By ending today. No problem there; what it didn't do was begin.
If it ended today it went on and finished.
Yes. It always has gone on. At every point in the past, the past stretches back infinitely.
I didn't create the truism that a moment in time is first experienced as a present moment and second it is thought of as a moment in the past. It isn't my claim that time works this way. It can be observed to work this way.
So your contention is that all of the past was observed? By whom?
My contention is that the way we see it working today is the way it works. And if we close our eyes it still works the same way. So we don't have to continually observe it to know how it works.
It seems to me that you are claiming time worked differently in the past. Maybe it did, but if it did we wouldn't call that time. It would be something else. Time works the way we observe it working. Things that are not time work differently.
I don't know how it 'works' and nor do you. It is irrelevant to the question at hand, which is "did time start in the past?" (or if we consider it from the other side, if it started today, "does it finish in the past?").
No. But it is possible for an 'amount of moments' that never starts to finish
Tell me how this is possible.
What makes it impossible? 'Start' and 'end' are independent things; The future needs not have an end in order to have a start; why should the past require a start in order to end?
How does something that never starts end?
The same way something that does start ends, presumably.
Please don't tell me to look at an abstraction of the situation drawn in lines. That doesn't demonstrate anything.
Then why did you present it? That's not very rational, presenting a diagram that doesn't demonstrate anything.
Tell me in words, since this is your rebuttal to my argument, how does something that never starts end?
The same way something that does start ends, presumably.
Forget about telling me how something exists without a cause. Forget about telling me how something progresses yet doesn't begin that progression.
OK.
Just tell me how something that never starts ends. How does that work?
Exactly the same way something that does start ends, presumably. I have no reason to imagine that the two things need be related in any way; they are separated by infinite time (or by at the very least a huge but finite amount of time). Why would they be related to each other?
Presumably, time is infinite and unbounded at both ends. We are here (observation); we arbitrarily define an end to the past, and a start to the future, at this point. There is no reason to assume a bound at the extreme past, or the extreme future.
It seems to me that all you are saying is that the past can't be infinite, because time without a beginning doesn't provide enough time for infinite time to have elapsed before the present. But if it is infinite, it is always enough. By definition.
You say 'we couldn't have reached the present', but that's silly - wherever we are, where ever we start from, IS by definition, the present at that time. And if the past is infinite, then there is an infinite amount of time before ANY point in time.
I suspect you are thinking that we had to 'get onto' the timeline, and that to do so, we have to have a 'start' where we 'get on'; but that would be nonsense. Assuming a finite past, with a well defined start in the past, from where are we coming to 'get on' the timeline? That problem exists for both hypotheses; either an infinite or a finite past doesn't have a 'before' from which we can come to get started. Either way, we can only start with what we observe - we are now on the timeline.

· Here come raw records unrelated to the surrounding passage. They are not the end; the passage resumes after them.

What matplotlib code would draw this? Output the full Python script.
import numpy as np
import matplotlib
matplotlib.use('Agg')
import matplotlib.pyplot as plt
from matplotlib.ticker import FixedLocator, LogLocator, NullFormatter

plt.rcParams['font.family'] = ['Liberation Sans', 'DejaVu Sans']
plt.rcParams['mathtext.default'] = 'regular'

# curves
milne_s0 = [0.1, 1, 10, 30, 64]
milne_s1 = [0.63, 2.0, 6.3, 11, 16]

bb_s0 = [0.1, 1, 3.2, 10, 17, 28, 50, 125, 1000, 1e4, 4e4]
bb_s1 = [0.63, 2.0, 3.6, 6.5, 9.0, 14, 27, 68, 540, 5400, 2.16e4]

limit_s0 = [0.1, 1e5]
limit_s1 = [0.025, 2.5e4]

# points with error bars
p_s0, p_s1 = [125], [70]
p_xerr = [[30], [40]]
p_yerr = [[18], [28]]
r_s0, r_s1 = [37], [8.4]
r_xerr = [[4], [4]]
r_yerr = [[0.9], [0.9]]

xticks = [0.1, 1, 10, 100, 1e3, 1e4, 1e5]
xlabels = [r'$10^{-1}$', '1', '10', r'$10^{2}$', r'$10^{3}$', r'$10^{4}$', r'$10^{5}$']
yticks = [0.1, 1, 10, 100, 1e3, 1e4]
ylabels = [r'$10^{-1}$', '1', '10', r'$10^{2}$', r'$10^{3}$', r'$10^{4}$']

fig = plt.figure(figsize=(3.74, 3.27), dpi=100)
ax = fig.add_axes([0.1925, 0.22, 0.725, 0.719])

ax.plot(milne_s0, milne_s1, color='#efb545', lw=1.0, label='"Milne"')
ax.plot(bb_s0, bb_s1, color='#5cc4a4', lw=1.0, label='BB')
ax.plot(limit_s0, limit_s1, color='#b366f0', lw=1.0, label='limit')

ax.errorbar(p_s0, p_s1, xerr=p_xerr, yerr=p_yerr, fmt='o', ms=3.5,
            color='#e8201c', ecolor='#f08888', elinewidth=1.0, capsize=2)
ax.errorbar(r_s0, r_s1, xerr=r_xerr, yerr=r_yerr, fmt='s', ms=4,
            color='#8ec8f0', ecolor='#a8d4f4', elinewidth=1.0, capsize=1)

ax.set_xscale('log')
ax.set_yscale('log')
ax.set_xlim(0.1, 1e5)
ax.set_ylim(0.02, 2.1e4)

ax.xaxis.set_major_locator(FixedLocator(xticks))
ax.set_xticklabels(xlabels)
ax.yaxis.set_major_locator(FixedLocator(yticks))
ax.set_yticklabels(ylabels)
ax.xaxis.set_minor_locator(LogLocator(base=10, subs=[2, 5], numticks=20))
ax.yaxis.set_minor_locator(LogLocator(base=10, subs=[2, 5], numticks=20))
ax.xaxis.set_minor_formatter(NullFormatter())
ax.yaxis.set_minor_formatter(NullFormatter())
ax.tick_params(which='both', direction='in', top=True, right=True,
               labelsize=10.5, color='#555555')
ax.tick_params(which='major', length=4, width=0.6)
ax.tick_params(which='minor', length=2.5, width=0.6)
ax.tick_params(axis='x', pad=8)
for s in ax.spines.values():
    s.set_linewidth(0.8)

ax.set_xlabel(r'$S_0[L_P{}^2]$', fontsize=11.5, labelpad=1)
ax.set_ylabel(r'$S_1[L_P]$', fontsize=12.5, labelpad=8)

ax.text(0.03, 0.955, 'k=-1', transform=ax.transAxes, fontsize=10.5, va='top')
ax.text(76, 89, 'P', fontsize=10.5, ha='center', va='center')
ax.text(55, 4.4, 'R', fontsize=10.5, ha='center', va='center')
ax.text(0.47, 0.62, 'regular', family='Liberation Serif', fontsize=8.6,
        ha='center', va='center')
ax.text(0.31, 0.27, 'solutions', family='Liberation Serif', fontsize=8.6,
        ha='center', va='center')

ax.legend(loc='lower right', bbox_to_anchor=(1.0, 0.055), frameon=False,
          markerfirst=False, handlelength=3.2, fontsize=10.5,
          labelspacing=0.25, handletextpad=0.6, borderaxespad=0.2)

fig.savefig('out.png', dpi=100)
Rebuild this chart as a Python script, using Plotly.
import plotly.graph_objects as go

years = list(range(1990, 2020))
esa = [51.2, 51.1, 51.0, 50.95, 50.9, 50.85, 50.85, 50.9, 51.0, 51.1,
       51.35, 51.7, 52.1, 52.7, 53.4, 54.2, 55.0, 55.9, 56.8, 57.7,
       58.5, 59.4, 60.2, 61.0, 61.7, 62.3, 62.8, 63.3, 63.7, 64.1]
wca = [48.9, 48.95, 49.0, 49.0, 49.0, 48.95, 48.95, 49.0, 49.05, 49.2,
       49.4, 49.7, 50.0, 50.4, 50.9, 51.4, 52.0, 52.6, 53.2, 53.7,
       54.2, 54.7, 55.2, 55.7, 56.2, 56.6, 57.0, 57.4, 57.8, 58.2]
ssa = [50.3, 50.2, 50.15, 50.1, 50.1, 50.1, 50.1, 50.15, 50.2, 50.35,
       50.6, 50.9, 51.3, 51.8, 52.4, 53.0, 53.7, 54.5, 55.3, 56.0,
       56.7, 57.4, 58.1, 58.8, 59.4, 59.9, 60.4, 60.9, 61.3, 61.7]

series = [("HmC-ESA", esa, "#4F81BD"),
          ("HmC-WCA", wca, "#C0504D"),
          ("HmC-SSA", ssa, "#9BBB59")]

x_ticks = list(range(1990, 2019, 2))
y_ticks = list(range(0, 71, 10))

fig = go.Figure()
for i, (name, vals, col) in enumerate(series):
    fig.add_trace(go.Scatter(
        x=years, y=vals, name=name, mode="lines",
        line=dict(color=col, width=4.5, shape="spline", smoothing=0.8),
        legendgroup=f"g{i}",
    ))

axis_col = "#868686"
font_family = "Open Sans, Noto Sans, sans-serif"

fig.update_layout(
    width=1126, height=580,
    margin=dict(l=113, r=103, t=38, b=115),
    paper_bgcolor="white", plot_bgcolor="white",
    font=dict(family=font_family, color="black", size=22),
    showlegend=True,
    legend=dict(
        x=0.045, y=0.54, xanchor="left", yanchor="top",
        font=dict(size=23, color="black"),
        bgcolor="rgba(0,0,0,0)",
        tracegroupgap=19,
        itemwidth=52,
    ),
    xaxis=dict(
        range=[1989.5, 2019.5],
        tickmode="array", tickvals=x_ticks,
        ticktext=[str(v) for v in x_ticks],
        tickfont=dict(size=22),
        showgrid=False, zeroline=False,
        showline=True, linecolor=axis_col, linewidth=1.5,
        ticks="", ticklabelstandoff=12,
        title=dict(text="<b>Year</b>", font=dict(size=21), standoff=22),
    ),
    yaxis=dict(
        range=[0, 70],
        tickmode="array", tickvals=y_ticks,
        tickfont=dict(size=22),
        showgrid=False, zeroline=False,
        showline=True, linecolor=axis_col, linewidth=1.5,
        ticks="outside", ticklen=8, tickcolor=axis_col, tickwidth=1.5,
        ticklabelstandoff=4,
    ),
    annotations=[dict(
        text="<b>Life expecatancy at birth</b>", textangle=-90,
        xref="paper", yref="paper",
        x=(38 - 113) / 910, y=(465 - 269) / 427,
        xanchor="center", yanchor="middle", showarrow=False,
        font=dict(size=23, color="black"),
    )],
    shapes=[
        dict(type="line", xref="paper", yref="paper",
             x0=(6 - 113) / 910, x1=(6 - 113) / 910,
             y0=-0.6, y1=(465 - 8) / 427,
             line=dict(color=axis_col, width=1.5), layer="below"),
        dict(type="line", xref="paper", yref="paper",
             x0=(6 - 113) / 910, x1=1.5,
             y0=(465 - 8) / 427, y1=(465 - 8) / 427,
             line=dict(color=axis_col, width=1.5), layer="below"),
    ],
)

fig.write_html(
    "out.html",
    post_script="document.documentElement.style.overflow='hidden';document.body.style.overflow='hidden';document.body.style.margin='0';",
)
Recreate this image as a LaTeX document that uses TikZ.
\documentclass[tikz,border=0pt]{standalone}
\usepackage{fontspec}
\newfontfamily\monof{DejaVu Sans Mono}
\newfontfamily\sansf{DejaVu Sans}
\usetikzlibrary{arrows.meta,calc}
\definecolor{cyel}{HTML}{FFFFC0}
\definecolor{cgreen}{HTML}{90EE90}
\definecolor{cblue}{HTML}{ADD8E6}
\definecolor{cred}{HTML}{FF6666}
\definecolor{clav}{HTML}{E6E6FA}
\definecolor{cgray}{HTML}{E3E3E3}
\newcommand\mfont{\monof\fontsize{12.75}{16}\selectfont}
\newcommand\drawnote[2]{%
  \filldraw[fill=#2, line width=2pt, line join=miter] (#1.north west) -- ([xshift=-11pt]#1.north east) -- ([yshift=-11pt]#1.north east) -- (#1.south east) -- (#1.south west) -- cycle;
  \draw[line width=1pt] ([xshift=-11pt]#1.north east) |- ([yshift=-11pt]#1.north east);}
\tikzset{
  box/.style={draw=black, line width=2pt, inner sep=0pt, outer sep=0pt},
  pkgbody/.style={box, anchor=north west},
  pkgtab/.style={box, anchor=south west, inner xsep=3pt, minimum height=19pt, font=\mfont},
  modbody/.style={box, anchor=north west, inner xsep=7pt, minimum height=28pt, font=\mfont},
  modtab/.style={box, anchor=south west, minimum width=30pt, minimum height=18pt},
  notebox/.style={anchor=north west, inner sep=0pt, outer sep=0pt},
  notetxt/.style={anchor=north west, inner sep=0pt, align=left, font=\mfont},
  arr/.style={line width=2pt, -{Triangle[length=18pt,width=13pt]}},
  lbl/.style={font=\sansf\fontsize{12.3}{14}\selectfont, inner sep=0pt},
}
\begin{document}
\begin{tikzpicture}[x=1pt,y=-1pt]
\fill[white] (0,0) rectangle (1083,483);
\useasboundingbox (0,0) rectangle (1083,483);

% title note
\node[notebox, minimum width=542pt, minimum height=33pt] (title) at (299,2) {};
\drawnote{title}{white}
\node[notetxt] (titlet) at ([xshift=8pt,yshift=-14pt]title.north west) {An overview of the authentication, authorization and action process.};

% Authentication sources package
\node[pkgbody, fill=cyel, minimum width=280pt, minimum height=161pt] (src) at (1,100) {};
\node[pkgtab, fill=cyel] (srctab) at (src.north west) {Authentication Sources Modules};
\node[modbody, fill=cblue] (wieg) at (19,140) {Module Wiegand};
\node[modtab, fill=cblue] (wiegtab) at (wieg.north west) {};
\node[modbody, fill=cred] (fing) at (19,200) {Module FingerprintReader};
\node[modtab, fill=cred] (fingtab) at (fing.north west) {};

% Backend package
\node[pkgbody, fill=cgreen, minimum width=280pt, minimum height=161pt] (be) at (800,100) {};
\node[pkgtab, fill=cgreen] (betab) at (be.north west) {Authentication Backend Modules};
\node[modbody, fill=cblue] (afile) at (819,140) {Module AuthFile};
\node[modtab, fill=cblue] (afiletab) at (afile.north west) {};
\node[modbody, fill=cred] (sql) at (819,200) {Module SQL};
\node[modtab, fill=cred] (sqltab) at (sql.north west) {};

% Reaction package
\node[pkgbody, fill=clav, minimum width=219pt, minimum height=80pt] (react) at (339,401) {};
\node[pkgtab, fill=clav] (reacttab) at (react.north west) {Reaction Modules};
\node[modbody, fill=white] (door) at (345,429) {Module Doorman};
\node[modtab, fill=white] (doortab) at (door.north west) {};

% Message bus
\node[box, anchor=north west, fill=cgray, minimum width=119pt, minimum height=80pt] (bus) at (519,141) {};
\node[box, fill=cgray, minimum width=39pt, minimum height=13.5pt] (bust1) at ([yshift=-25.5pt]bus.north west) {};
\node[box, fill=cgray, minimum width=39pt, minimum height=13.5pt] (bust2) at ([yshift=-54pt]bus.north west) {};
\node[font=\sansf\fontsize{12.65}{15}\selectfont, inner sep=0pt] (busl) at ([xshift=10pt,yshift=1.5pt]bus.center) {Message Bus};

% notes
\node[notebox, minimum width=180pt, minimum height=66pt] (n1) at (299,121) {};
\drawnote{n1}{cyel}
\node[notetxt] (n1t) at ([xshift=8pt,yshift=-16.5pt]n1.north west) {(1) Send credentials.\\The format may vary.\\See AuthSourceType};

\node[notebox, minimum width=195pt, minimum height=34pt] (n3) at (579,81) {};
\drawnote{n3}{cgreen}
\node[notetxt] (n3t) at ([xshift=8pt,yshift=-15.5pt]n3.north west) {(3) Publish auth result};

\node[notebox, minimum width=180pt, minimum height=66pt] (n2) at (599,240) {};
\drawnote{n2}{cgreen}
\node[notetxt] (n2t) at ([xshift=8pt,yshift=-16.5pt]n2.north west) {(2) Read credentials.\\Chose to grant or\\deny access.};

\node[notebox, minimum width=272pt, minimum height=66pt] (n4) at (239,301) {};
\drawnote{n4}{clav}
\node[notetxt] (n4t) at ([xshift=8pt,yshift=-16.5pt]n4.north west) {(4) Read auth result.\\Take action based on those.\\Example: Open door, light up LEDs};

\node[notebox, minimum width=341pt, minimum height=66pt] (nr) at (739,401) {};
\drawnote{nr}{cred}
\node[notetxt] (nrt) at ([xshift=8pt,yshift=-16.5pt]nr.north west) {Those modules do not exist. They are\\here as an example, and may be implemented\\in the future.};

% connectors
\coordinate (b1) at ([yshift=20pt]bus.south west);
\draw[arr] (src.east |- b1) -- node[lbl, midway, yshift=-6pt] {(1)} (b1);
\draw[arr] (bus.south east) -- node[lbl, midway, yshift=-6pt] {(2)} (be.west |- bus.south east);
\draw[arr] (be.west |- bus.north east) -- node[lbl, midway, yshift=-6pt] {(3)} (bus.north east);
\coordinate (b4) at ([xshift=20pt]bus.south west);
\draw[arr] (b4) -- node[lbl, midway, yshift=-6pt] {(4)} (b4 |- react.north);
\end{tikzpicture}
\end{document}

Given that observation, and given that it is incoherent to consider what happened 'before' time, we can then ask 'How does what we observe fit with each hypothesis?'. And the answer is, sadly, 'not very well'. Neither possibility - finite time, nor infinite time - includes a mechanism, or even a coherent way to talk about a mechanism, to get the ball rolling; We cannot 'get on to' a timeline, because we cannot do anything in the absence of time - in order for anything to happen, we must already be on the timeline.
So 'being on the timeline' is a given. It must be true - because we observe that time exists; And the fact is that it cannot be used to support either hypothesis - infinite or finite past - because there is nothing about either hypothesis that helps to explain this observation, or that predicts something we do not observe.
If time is finite, then the start of time 'just is'; we have to accept it without the possibility of an explanation.
Equally, if time is infinite, then the present moment 'just is' for any chosen 'present moment'; we have to accept it without the possibility of an explanation.
Unless we can show that one of these things can be explained, there is no way to choose between them; both are possible. You might like one more than the other; Your 'gut feeling' might be that one is preferable; but that isn't enough to declare the other 'illogical', 'impossible' or 'contradictory'. To do that, you need to use sound logic, with premises that rely on unambiguous observations.